How the Blacks Robbed Redheads: a True Crime Story

Following the somewhat predictable reactions about “black-washing” and whining about how white people were losing an inordinate number of roles to people of colour, there were people who immediately declared that they would start shipping Barry with Caitlin, and they would make Barry/Caitlin happen “like they made Olicity happen.”

I want to be completely clear on this: those people are racist.

There is no pretty excuse, no caveat, no ifs, buts, or maybes. They’re racist. They saw a Black woman in a position that originally “belonged” to a white woman, decided that she did not have the right to be there, and decided that the white woman that they could see would be a better fit for the hero and more deserving of an epic love story based on the colour of her skin.

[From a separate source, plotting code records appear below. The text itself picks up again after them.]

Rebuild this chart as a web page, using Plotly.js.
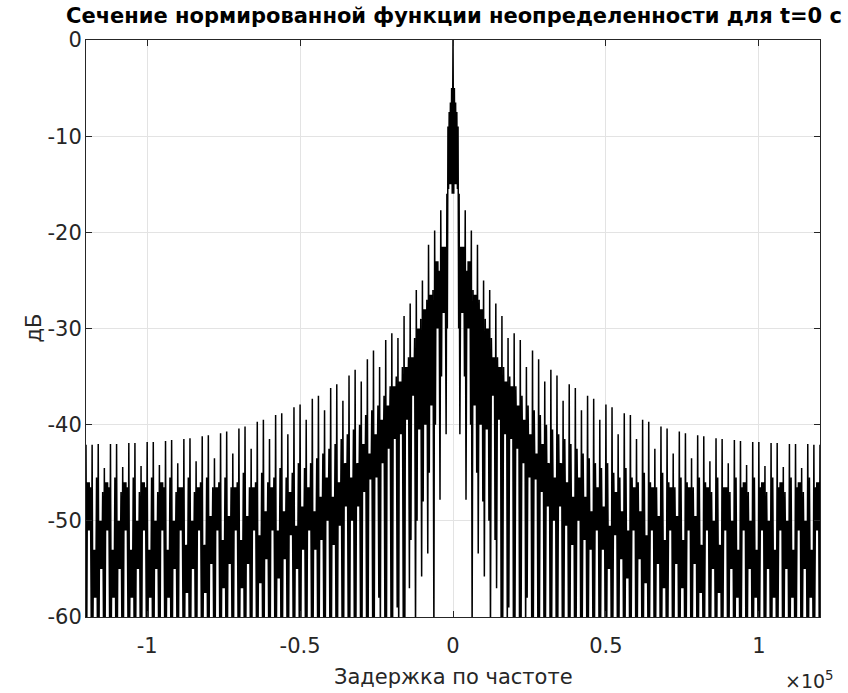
<!DOCTYPE html>
<html>
<head>
<meta charset="utf-8">
<script src="https://cdn.plot.ly/plotly-3.0.1.min.js"></script>
<style>
  html, body { margin: 0; padding: 0; background: #ffffff; }
  #chart { width: 848px; height: 693px; }
</style>
</head>
<body>
<div id="chart"></div>
<script>
// ---- Data (positive half; the cut is symmetric about 0) ----
// Central fine structure, |f| < 2000 Hz
const coreHz = [0, 250, 450, 650, 850, 1050, 1250, 1450, 1650, 1850];
const coreDb = [0, -16, -5, -15, -6.5, -15, -7.5, -15.5, -9, -30];

// One entry per 2000 Hz lobe period, k = 1..60
const periodHz = 2000;
const offsetsHz = [0, 250, 550, 800, 950, 1100, 1250, 1400, 1550, 1750];

const topDb = [
  -16.0, -17.7, -19.8, -21.3, -25.0, -26.0, -27.4, -28.7, -31.0, -30.5,
  -31.2, -34.0, -32.3, -33.2, -35.5, -34.3, -34.9, -37.5, -35.8, -36.2,
  -38.5, -37.0, -37.3, -39.5, -37.9, -38.2, -41.0, -38.8, -39.0, -41.5,
  -39.5, -39.7, -42.5, -40.2, -40.4, -43.0, -40.7, -40.9, -43.5, -41.1,
  -41.2, -43.8, -41.4, -41.5, -44.0, -41.6, -41.7, -44.2, -41.8, -41.8,
  -44.3, -41.9, -41.9, -44.4, -42.0, -42.0, -44.5, -42.0, -42.1, -42.1
];
const deepADb = [
  -41.0, -47.8, -62.0, -53.4, -55.8, -62.0, -57.0, -62.0, -59.0, -62.0,
  -62.0, -58.0, -62.0, -62.0, -60.0, -62.0, -62.0, -62.0, -62.0, -62.0,
  -62.0, -62.0, -62.0, -62.0, -62.0, -62.0, -62.0, -62.0, -62.0, -62.0,
  -62.0, -62.0, -62.0, -62.0, -62.0, -62.0, -62.0, -62.0, -62.0, -62.0,
  -62.0, -62.0, -62.0, -62.0, -62.0, -62.0, -62.0, -62.0, -62.0, -62.0,
  -62.0, -62.0, -62.0, -62.0, -62.0, -62.0, -62.0, -62.0, -62.0, -62.0
];
const midDb = [
  -21.5, -24.0, -26.0, -27.0, -29.0, -31.0, -33.0, -34.0, -35.0, -36.0,
  -37.0, -38.0, -38.5, -39.0, -40.0, -40.5, -41.0, -41.5, -42.0, -42.5,
  -43.0, -43.5, -44.0, -44.5, -44.0, -45.0, -45.5, -44.5, -45.5, -46.0,
  -45.0, -46.0, -46.5, -45.0, -46.0, -46.5, -45.5, -46.0, -46.5, -45.5,
  -46.0, -47.0, -45.5, -46.5, -47.0, -45.5, -46.5, -47.0, -45.5, -46.5,
  -47.0, -45.5, -46.5, -47.0, -45.5, -46.5, -47.0, -45.5, -46.5, -47.0
];
const bandHiDb = [
  -21.5, -23.0, -26.5, -28.0, -30.0, -33.0, -34.0, -35.5, -36.0, -38.0,
  -39.5, -41.0, -43.0, -42.0, -44.0, -45.5, -44.0, -46.0, -47.5, -45.5,
  -47.5, -49.0, -46.5, -48.5, -50.5, -47.0, -49.0, -51.0, -46.5, -49.0,
  -51.5, -46.5, -49.5, -52.0, -46.5, -49.5, -52.0, -46.5, -49.5, -52.5,
  -46.5, -50.0, -52.5, -46.5, -50.0, -53.0, -46.0, -50.0, -53.0, -46.0,
  -50.0, -53.0, -46.0, -50.0, -53.0, -46.0, -50.0, -53.0, -46.0, -50.0
];
const bandLoDb = [
  -28.4, -30.0, -38.0, -40.0, -40.5, -37.0, -39.5, -41.0, -41.5, -42.5,
  -44.0, -45.5, -45.7, -47.0, -48.5, -50.0, -48.5, -50.5, -52.5, -50.0,
  -52.0, -53.0, -51.0, -53.0, -55.0, -51.5, -54.0, -56.0, -51.0, -54.0,
  -56.5, -51.0, -54.5, -57.0, -51.0, -54.5, -57.0, -51.0, -54.5, -57.5,
  -51.0, -55.0, -57.5, -51.0, -55.0, -58.0, -51.0, -55.0, -58.0, -51.0,
  -55.0, -58.0, -51.0, -55.0, -58.0, -51.0, -55.0, -58.0, -51.0, -55.0
];
const deepBDb = [
  -35.0, -40.0, -45.0, -48.0, -50.0, -52.0, -62.0, -62.0, -62.0, -62.0,
  -62.0, -62.0, -62.0, -62.0, -62.0, -62.0, -62.0, -62.0, -62.0, -62.0,
  -62.0, -62.0, -62.0, -62.0, -62.0, -62.0, -62.0, -62.0, -62.0, -62.0,
  -62.0, -62.0, -62.0, -62.0, -62.0, -62.0, -62.0, -62.0, -62.0, -62.0,
  -62.0, -62.0, -62.0, -62.0, -62.0, -62.0, -62.0, -62.0, -62.0, -62.0,
  -62.0, -62.0, -62.0, -62.0, -62.0, -62.0, -62.0, -62.0, -62.0, -62.0
];

// Axis ticks
const xTickVals = [-100000, -50000, 0, 50000, 100000];
const xTickText = ['-1', '-0.5', '0', '0.5', '1'];
const yTickVals = [-60, -50, -40, -30, -20, -10, 0];
const yTickText = ['-60', '-50', '-40', '-30', '-20', '-10', '0'];

const titleText = 'Сечение нормированной функции неопределенности для t=0 с';
const xTitleText = 'Задержка по частоте';
const yTitleText = 'дБ';

// ---- Build the polyline (positive half, then mirrored) ----
const posX = coreHz.slice();
const posY = coreDb.slice();
for (let i = 0; i < topDb.length; i++) {
  const base = (i + 1) * periodHz;
  const vals = [topDb[i], deepADb[i], midDb[i], bandLoDb[i], bandHiDb[i], bandLoDb[i],
                bandHiDb[i], bandLoDb[i], bandHiDb[i], deepBDb[i]];
  for (let j = 0; j < offsetsHz.length; j++) {
    posX.push(base + offsetsHz[j]);
    posY.push(vals[j]);
  }
}
const xs = [], ys = [];
for (let i = posX.length - 1; i >= 1; i--) { xs.push(-posX[i]); ys.push(posY[i]); }
for (let i = 0; i < posX.length; i++) { xs.push(posX[i]); ys.push(posY[i]); }

const FONT = 'DejaVu Sans, Liberation Sans, Arial, sans-serif';
const AX = '#262626';

const trace = {
  x: xs, y: ys, type: 'scatter', mode: 'lines',
  line: { color: '#000000', width: 1.5, simplify: false },
  hoverinfo: 'skip'
};

const axisCommon = {
  ticks: 'inside', ticklen: 6, tickwidth: 1, tickcolor: AX,
  showline: true, linecolor: AX, linewidth: 1, mirror: 'ticks',
  showgrid: true, gridcolor: '#e3e3e3', gridwidth: 1,
  zeroline: false, tickmode: 'array',
  tickfont: { family: FONT, size: 21, color: AX }
};

const layout = {
  width: 848, height: 693,
  margin: { l: 86, r: 28, t: 40, b: 76, pad: 0 },
  paper_bgcolor: '#ffffff', plot_bgcolor: '#ffffff',
  showlegend: false,
  title: {
    text: titleText,
    font: { family: FONT, size: 21, color: '#000000', weight: 'bold' },
    x: 454 / 848, xanchor: 'center', xref: 'container',
    y: 1 - 16 / 693, yanchor: 'middle', yref: 'container'
  },
  xaxis: Object.assign({}, axisCommon, {
    range: [-120000, 120000], tickvals: xTickVals, ticktext: xTickText,
    ticklabelstandoff: 10
  }),
  yaxis: Object.assign({}, axisCommon, {
    range: [-60, 0], tickvals: yTickVals, ticktext: yTickText,
    ticklabelstandoff: -1
  }),
  annotations: [
    { text: xTitleText, xref: 'paper', yref: 'paper', x: (453 - 86) / 734, y: (617 - 677) / 577,
      xanchor: 'center', yanchor: 'middle', showarrow: false,
      font: { family: FONT, size: 21, color: AX } },
    { text: '×10<sup>5</sup>', xref: 'paper', yref: 'paper', x: (836 - 86) / 734, y: (617 - 680) / 577,
      xanchor: 'right', yanchor: 'middle', showarrow: false,
      font: { family: FONT, size: 19, color: AX } },
    { text: yTitleText, xref: 'paper', yref: 'paper', x: (33 - 86) / 734, y: 0.5,
      xanchor: 'center', yanchor: 'middle', textangle: -90, showarrow: false,
      font: { family: FONT, size: 21, color: AX } }
  ]
};

Plotly.newPlot('chart', [trace], layout, { staticPlot: true, displayModeBar: false });
</script>
</body>
</html>
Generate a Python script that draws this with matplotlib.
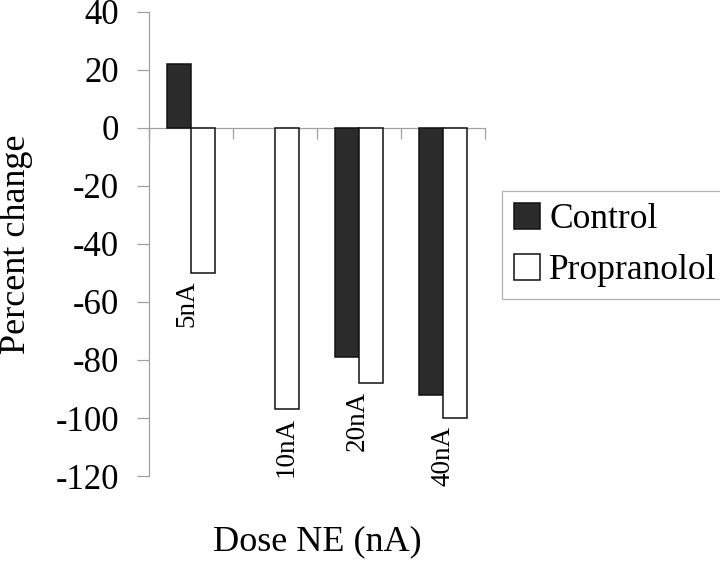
import matplotlib.pyplot as plt
import numpy as np


DOSES = ["5nA", "10nA", "20nA", "40nA"]
CONTROL = [22, 0, -79, -92]
PROPRANOLOL = [-50, -97, -88, -100]
SERIES_NAMES = ["Control", "Propranolol"]
Y_TICKS = [40, 20, 0, -20, -40, -60, -80, -100, -120]

# small manual nudges for the rotated dose labels (category units)
LABEL_NUDGE = [-0.05, 0.13, -0.02, 0.0]


def plot() -> None:
    plt.rcParams["font.family"] = ["Liberation Serif", "DejaVu Serif"]
    fig = plt.figure(figsize=(7.2, 5.61), dpi=100)
    ax = fig.add_axes([149 / 720, 1 - 476 / 561, 336 / 720, 464 / 561])

    x = np.arange(len(DOSES))
    width = 0.29
    # a zero-height bar shows nothing in the original, so drop its outline
    ctrl_edges = ["none" if v == 0 else "#111111" for v in CONTROL]
    ax.bar(x - width / 2, CONTROL, width, color="#2b2b2b", edgecolor=ctrl_edges,
           linewidth=1.1, label=SERIES_NAMES[0], zorder=3)
    ax.bar(x + width / 2, PROPRANOLOL, width, color="white", edgecolor="#111111",
           linewidth=1.1, label=SERIES_NAMES[1], zorder=3)

    ax.set_xlim(-0.5, len(DOSES) - 0.5)
    ax.set_ylim(-120, 40)
    ax.set_yticks(Y_TICKS)
    ax.set_yticklabels([str(v) for v in Y_TICKS], fontsize=25)
    ax.set_xticks(np.arange(len(DOSES) + 1) - 0.5)
    ax.set_xticklabels([])

    gray = "#a0a0a0"
    for side in ["top", "right"]:
        ax.spines[side].set_visible(False)
    ax.spines["left"].set_color(gray)
    ax.spines["bottom"].set_color(gray)
    ax.spines["left"].set_linewidth(0.9)
    ax.spines["bottom"].set_linewidth(0.9)
    ax.spines["bottom"].set_position(("data", 0))
    ax.tick_params(axis="y", direction="out", length=8.5, width=0.9, color=gray, pad=13)
    ax.tick_params(axis="x", direction="out", length=8, width=0.9, color=gray)

    for i, dose in enumerate(DOSES):
        low = min(CONTROL[i], PROPRANOLOL[i])
        ax.text(i + LABEL_NUDGE[i], low - 2.7, dose, rotation=90, ha="center",
                va="top", fontsize=19.5)

    fig.text(17 / 720, 1 - 244 / 561, "Percent change", rotation=90,
             ha="center", va="center", fontsize=26)
    fig.text(317 / 720, 1 - 542 / 561, "Dose NE (nA)", ha="center", va="center", fontsize=26)

    handles, labels = ax.get_legend_handles_labels()
    leg = fig.legend(handles, labels, loc="upper left",
                     bbox_to_anchor=(502 / 720, 1 - 191 / 561),
                     fontsize=25.5, frameon=True, fancybox=False, edgecolor=gray,
                     handlelength=0.75, handleheight=0.75, handletextpad=0.25,
                     labelspacing=0.5, borderpad=0.33, borderaxespad=0)
    leg.get_frame().set_linewidth(0.9)
    leg.legend_handles[0].set_edgecolor("#111111")

    fig.savefig("out.png", dpi=100)
    plt.close(fig)


def main() -> None:
    plot()


if __name__ == "__main__":
    main()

They’re the kind of racist to complain when black and brown people start to be part of science fiction and superhero movies, calling it “pandering,” even though the number of impossible white man movies is not in the least bit of danger from people of colour getting roles. They’re the type to hide behind the excuse that Iris West and Wally West are supposed to be red-haired, and boldly say that people with red hair are a subjugated group. And they’re the kind of people who can truly and genuinely say things like “well if there were a White Panther movie, all of you would be calling us racist,” without a single ounce of self-awareness even though second-hand embarrassment is swallowing the rest of us whole.

Because what those Snowbarry shippers (and all of the people with this privileged view) are saying is that they don’t want to see people who aren’t white on their screens as epic, world-changing characters. They’d much rather they be in the background, serving as accessories, to pat themselves on the back because they noticed the (usually lone) character of colour who’s in the back, cracking jokes. Or they can be the comedic sidekick who’s constantly in awe of the main white dude, and so is always written to be inferior so they don’t bruise the fragile ego of male fanboys.

When they whine that creators should “create new characters of colour” instead of changing the ones that already exist, they’re not just showing their ignorance about the structural inequality of the comic book industry tied in with the fact that unless we are slaves, we just stopped being slaves, or are suffering from some other hardship that at some point during the movie will link back to the fact that Black people used to be slaves, Hollywood is curiously reluctant to give us money to make movies. They’re acknowledging, albeit unconsciously, that majority-white films are allowed to be mainstream, but if we want films to feature people of colour as leads, we need to “make our own” – thus agreeing that everyone is supposed to be able to relate to white people, but Black and brown people are a special interest group when it comes to film. These people will also be curiously silent on the subject of whitewashing.